Ebru H. Ayvazoglu Soy, Turkey

ASSOC. PROF
general surgery
BAŞKENT UNIVERSITY

Abstract

Stereotactic ablative body radiotherapy as a bridge to liver transplantation for hepatocellular carcinoma: Başkent university experience

Guler Yavas1, Ebru H. Ayvazoglu Soy2, Mehmet Coskun3, Cem Onal1, Fatih Boyvat4, Mehmet Haberal1.

1Department of Radiation Oncology, Baskent University, Ankara, Turkey; 2Department of General Surgery, Division of Transplantation, Baskent University, Ankara, Turkey; 3Department of Radiology, Baskent University, Ankara, Turkey; 4Department of Radiology, Division of Interventional Radiology, Baskent University, Ankara, Turkey

Aim: Hepatocellular carcinoma (HCC) is the most common primary liver tumor. The only curative treatment options remain to be liver transplantation and resection. However approximately 20–30% of the patients have substantial disease progression while still awaiting transplantation. Herein, we report our experience on stereotactic ablative body radiotherapy (SABR) as a bridge to liver transplantation for HCC.

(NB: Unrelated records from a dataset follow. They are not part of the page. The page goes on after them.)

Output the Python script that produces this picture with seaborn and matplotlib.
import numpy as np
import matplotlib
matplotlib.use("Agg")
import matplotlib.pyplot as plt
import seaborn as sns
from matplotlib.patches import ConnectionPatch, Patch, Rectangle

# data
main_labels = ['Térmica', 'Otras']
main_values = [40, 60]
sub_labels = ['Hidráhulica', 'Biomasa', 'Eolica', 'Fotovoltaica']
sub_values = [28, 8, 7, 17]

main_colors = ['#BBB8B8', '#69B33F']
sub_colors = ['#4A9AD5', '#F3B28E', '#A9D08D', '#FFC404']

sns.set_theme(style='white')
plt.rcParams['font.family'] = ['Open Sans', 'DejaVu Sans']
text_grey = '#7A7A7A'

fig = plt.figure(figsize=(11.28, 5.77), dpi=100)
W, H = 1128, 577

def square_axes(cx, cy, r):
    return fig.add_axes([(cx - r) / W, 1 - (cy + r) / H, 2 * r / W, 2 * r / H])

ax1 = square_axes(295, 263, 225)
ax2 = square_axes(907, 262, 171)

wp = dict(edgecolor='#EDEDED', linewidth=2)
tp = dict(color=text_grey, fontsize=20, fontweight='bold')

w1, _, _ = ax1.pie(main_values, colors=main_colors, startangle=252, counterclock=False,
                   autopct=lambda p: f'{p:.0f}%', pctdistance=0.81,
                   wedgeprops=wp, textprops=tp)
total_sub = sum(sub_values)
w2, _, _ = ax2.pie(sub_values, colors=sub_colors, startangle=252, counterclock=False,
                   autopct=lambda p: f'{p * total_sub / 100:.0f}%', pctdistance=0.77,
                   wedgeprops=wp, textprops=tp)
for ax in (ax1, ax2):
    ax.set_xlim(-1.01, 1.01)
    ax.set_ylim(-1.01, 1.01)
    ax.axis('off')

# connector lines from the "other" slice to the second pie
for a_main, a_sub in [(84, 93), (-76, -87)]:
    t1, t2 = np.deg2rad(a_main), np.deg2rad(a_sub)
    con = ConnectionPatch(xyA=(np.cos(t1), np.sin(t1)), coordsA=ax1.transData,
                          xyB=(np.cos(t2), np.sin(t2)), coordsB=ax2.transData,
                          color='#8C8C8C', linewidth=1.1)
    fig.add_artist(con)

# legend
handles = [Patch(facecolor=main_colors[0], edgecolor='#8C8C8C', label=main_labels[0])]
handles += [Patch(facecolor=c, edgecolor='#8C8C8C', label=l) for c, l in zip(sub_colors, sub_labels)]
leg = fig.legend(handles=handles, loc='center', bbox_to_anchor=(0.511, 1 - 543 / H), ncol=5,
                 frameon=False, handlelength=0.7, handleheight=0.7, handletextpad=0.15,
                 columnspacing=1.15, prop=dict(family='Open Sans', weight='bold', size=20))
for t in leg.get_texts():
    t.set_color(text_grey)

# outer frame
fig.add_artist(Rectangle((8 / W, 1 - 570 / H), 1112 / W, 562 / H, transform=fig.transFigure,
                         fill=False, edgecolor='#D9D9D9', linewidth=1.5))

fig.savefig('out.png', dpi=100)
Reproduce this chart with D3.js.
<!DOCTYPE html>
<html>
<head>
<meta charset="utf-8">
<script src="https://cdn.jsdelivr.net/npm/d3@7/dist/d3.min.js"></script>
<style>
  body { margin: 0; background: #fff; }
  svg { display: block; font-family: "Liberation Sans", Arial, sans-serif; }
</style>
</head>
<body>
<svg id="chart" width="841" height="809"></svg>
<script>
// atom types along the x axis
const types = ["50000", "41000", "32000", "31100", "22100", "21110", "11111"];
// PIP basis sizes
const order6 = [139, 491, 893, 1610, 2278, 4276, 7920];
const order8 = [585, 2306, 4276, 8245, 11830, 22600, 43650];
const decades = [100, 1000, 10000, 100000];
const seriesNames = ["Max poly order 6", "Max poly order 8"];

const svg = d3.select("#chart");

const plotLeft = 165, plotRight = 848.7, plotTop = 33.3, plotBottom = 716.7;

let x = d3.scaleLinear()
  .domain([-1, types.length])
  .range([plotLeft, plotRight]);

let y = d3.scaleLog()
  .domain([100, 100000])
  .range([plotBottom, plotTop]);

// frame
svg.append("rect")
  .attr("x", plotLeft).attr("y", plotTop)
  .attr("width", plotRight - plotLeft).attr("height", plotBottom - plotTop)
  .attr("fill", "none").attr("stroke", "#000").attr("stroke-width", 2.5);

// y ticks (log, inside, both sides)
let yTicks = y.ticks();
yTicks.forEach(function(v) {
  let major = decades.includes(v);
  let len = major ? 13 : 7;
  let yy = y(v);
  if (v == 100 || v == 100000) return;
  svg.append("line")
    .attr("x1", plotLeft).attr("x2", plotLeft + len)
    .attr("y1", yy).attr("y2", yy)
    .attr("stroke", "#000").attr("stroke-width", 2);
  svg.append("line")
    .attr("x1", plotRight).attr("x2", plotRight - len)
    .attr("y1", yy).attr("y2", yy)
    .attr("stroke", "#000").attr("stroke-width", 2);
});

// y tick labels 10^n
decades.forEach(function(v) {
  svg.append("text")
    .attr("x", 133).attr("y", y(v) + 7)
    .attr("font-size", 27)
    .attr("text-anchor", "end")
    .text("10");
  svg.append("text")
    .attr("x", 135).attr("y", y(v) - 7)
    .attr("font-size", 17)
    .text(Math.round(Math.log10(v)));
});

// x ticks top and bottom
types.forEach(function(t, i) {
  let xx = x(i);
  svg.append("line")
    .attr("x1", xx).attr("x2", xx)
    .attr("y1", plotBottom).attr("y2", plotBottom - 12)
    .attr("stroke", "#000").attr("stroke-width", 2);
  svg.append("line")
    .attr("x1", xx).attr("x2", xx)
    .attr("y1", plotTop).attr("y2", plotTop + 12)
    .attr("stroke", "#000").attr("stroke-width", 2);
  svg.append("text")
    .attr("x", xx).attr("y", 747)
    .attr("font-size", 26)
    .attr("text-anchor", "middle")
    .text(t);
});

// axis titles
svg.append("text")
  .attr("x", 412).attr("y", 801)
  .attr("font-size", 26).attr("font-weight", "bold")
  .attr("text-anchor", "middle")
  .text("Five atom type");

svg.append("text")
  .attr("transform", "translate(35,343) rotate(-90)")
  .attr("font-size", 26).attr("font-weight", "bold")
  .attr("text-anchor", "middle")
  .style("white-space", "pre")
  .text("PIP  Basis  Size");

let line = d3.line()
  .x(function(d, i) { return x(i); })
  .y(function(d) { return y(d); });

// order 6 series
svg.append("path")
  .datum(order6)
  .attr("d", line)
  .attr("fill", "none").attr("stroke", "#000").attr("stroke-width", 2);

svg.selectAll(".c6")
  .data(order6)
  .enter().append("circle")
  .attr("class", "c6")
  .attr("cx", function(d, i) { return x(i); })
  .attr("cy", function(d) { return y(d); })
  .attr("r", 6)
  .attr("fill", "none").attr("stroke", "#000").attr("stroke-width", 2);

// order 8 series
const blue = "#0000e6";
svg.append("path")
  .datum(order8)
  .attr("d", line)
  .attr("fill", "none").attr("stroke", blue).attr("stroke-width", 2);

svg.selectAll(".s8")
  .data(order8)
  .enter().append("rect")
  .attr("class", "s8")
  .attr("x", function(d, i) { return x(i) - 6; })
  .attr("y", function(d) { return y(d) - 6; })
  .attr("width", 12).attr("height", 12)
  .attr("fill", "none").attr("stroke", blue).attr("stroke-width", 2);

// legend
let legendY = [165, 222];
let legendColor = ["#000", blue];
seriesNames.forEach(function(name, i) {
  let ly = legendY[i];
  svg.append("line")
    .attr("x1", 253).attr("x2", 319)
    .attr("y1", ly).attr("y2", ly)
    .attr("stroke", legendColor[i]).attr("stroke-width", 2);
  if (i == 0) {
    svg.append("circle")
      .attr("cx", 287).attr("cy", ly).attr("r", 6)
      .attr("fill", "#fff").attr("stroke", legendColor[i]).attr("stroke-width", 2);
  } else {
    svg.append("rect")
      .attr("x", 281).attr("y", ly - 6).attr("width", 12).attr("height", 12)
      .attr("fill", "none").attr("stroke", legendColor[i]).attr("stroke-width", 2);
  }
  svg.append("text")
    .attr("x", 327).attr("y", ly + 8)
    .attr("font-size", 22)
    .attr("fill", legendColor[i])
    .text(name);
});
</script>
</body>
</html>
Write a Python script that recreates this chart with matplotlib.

Methods and Materials: We retrospectively evaluated 63 pathologically proven HCC patients who received liver-directed therapy (38 resection, 38 TACE, 27 RFA) while waiting for liver transplant with a mean 74,081 ± 8,732 months of disease free survival. SABR was applied to nine lesions (total diameter ≤6 cm and at least 1 cm away from GIS mucosa or chest wall) in seven Child B HCC patients (with Karnofsky Performance Status ≥70 and no extrahepatic metastases) as a bridge treatment to transplantation. Radiographic response was based on magnetic resonance imaging evaluation at one month after SABR. All patients were assessed evaluated throughout the course of SABR, one month after completion, and at 3-month intervals for the first two years following SABR.

Results: The median age of SABR patients was 65 years (range: 63-71 years) and the median SBRT dose was 45 Gy (range: 30-54 Gy) delivered in 3-5 fractions. The median tumor diameter was 17 mm (range: 12-30 mm). All patients received liver-directed therapies prior to SABR. The median follow-up period was 10 months (range, 2-16 months). Six lesions (66.7%) had a complete response, and 3 patients are still alive with no evidence of disease. The acute toxicity was negligible and all patients completed the course as planned.

Conclusion: Our results suggested that SABR is a feasible, effective and safe bridging therapy option for HCC patients while waiting for liver transplant.